CHAPTER 16 - Wyoming Business Corporation Act - Domestic Corporations

Wyoming Business Corporation Act

Wyoming Business Corporation Act Wyoming Business Corporation Act

ARTICLE 18 - DOMESTICATION AND CONTINUANCE OF FOREIGN CORPORATIONS; TRANSFER OF DOMESTIC CORPORATIONS

17-16-1801. Domestication of foreign corporations

Any corporation incorporated under the laws of any of the several states of the United States for any purpose except acting as an insurer as defined in W.S. 26-1-102(a)(xvi), or acting as a financial institution as described by W.S. 13-1-101(a)(ix) may become a domestic corporation of this state by delivering or causing to be delivered to the secretary of state articles of domestication. Upon filing the articles of domestication, the secretary of state shall issue to the foreign corporation a certificate of domestication which shall continue the corporation as if it had been incorporated under this act. The articles of domestication, upon being filed by the secretary of state, constitute the articles of the domesticated foreign corporation and it shall thereafter have all the powers and privileges and be subjected to all the duties and limitations granted and imposed upon domestic corporations under the provisions of the Wyoming Business Corporation Act. A corporation does not become a resident for the purpose of W.S. 16-6-101 through 16-6-118 solely because it becomes a domestic corporation under this section.

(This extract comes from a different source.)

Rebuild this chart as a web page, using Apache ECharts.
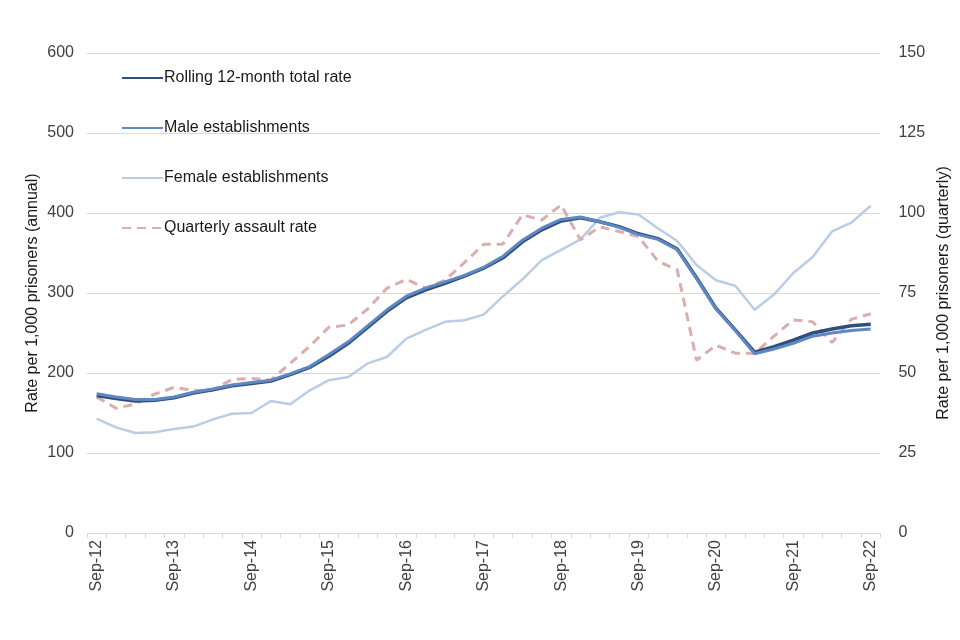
<!DOCTYPE html>
<html>
<head>
<meta charset="utf-8">
<script src="https://cdn.jsdelivr.net/npm/echarts@6/dist/echarts.min.js"></script>
<style>html,body{margin:0;padding:0;background:#fff;}#c{width:960px;height:640px;}</style>
</head>
<body>
<div id="c"></div>
<script>
const categories = [
  'Sep-12','Dec-12','Mar-13','Jun-13','Sep-13','Dec-13','Mar-14','Jun-14',
  'Sep-14','Dec-14','Mar-15','Jun-15','Sep-15','Dec-15','Mar-16','Jun-16',
  'Sep-16','Dec-16','Mar-17','Jun-17','Sep-17','Dec-17','Mar-18','Jun-18',
  'Sep-18','Dec-18','Mar-19','Jun-19','Sep-19','Dec-19','Mar-20','Jun-20',
  'Sep-20','Dec-20','Mar-21','Jun-21','Sep-21','Dec-21','Mar-22','Jun-22','Sep-22'
];
const totalRate = [172,168,165,166,169,175,179,184,187,190,198,207,221,237,257,277,294,304,312,321,331,344,364,379,390,394,389,383,374,368,355,319,281,254,226,233,241,250,255,259,261];
const maleRate = [174,170,167,167,170,176,180,185,188,191,199,208,223,239,259,279,296,306,314,322,332,346,366,381,392,395,389,382,373,367,354,318,280,253,224,230,237,246,250,253,255];
const femaleRate = [143,132,125,126,130,133,142,149,150,165,161,178,191,195,212,220,243,254,264,266,273,296,317,341,354,367,394,401,398,381,365,335,316,309,279,298,325,345,377,388,409];
const quarterlyRate = [42.5,39,40.3,43.4,45.5,44.5,44.7,48,48.3,47.8,53,58.3,64.3,65,70,76.5,79.3,76.5,79,84.5,90.2,90.3,99.4,97.8,102.5,91.6,95.7,94.2,92.6,85,82.2,54,58.7,56.2,56.1,61.5,66.6,66,59.5,66.8,68.5];
const leftTicks = [0,600,100];
const rightTicks = [0,150,25];

const font = 'Liberation Sans, Arial, sans-serif';
const chart = echarts.init(document.getElementById('c'), null, {renderer:'canvas'});
chart.setOption({
  animation:false,
  backgroundColor:'#fff',
  grid:{left:87, right:79, top:53, bottom:107},
  legend:{
    orient:'vertical', left:116, top:65, itemWidth:41, itemHeight:16, itemGap:34,
    itemStyle:{opacity:0},
    textStyle:{fontFamily:font, fontSize:16, lineHeight:16, color:'#1a1a1a', padding:[0,0,0,-4]},
    data:['Rolling 12-month total rate','Male establishments','Female establishments','Quarterly assault rate']
  },
  xAxis:{
    type:'category', data:categories, boundaryGap:true,
    axisLine:{lineStyle:{color:'#d9d9d9', width:1}},
    axisTick:{show:true, interval:0, length:5, lineStyle:{color:'#d9d9d9'}},
    axisLabel:{interval:3, rotate:90, fontFamily:font, fontSize:16, color:'#404040', margin:7},
    splitLine:{show:false}
  },
  yAxis:[
    {type:'value', min:leftTicks[0], max:leftTicks[1], interval:leftTicks[2],
     name:'Rate per 1,000 prisoners (annual)', nameLocation:'middle', nameGap:46, nameRotate:90,
     nameMoveOverlap:false,
     nameTextStyle:{fontFamily:font, fontSize:16, color:'#1a1a1a'},
     axisLine:{show:false}, axisTick:{show:false},
     axisLabel:{fontFamily:font, fontSize:16, color:'#404040', margin:13},
     splitLine:{lineStyle:{color:'#d9d9d9', width:1}}},
    {type:'value', min:rightTicks[0], max:rightTicks[1], interval:rightTicks[2],
     name:'Rate per 1,000 prisoners (quarterly)', nameLocation:'middle', nameGap:50, nameRotate:90,
     nameTextStyle:{fontFamily:font, fontSize:16, color:'#1a1a1a'},
     axisLine:{show:false}, axisTick:{show:false},
     axisLabel:{fontFamily:font, fontSize:16, color:'#404040', margin:18},
     splitLine:{show:false}}
  ],
  series:[
    {name:'Female establishments', type:'line', data:femaleRate, yAxisIndex:0, showSymbol:false, symbol:'none',
     lineStyle:{color:'#b9cde6', width:2.5}, itemStyle:{color:'#b9cde6'}, z:2},
    {name:'Quarterly assault rate', type:'line', data:quarterlyRate, yAxisIndex:1, showSymbol:false, symbol:'none',
     lineStyle:{color:'#dbaeae', width:3, type:[9,6]}, itemStyle:{color:'#dbaeae'}, z:3},
    {name:'Rolling 12-month total rate', type:'line', data:totalRate, yAxisIndex:0, showSymbol:false, symbol:'none',
     lineStyle:{color:'#2f4e7e', width:3.5}, itemStyle:{color:'#2f4e7e'}, z:4},
    {name:'Male establishments', type:'line', data:maleRate, yAxisIndex:0, showSymbol:false, symbol:'none',
     lineStyle:{color:'#5f88c2', width:3}, itemStyle:{color:'#5f88c2'}, z:5}
  ]
});
</script>
</body>
</html>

17-16-1802. Application for certificate of domestication; articles of domestication

(a) A foreign corporation, in order to procure a certificate of domestication shall file articles of domestication with the secretary of state, which articles shall include and set forth:

(i) A certified copy of its original articles of incorporation and all amendments thereto or its equivalent basic corporate charter or other authorization, and a certificate of good standing not more than thirty (30) days old;

(ii) The name of the corporation and the jurisdiction under the laws of which it is incorporated;

(iii) The date of incorporation and the period of duration of the corporation;

(iv) The address of the principal office of the corporation and the jurisdiction under the laws of which it is incorporated;

(v) The address of the proposed registered office of the corporation in this state, and the name of its proposed registered agent in this state at that address;

(vi) The purpose or purposes of the corporation which it proposes to pursue in the transaction of business in this state;

(vii) The names and addresses of the directors and officers of the corporation;

(viii) A statement of the aggregate number of shares or other ownership units which the corporation has authority to issue, itemized by classes, par value of shares, shares without par value and series, if any, within a class;

(ix) A statement of the aggregate number of issued shares or other ownership units itemized by classes, par value of shares, shares without par value and series, if any, within a class;

(x) A statement that the corporation accepts the constitution of this state in compliance with the requirement of article 10, section 5 of the Wyoming constitution;

(xi) Any additional information as may be necessary or appropriate to enable the secretary of state to determine whether the corporation is entitled to a certificate of domestication evidencing its authority to transact business in this state, and to determine and assess the fees and license taxes under the laws of this state.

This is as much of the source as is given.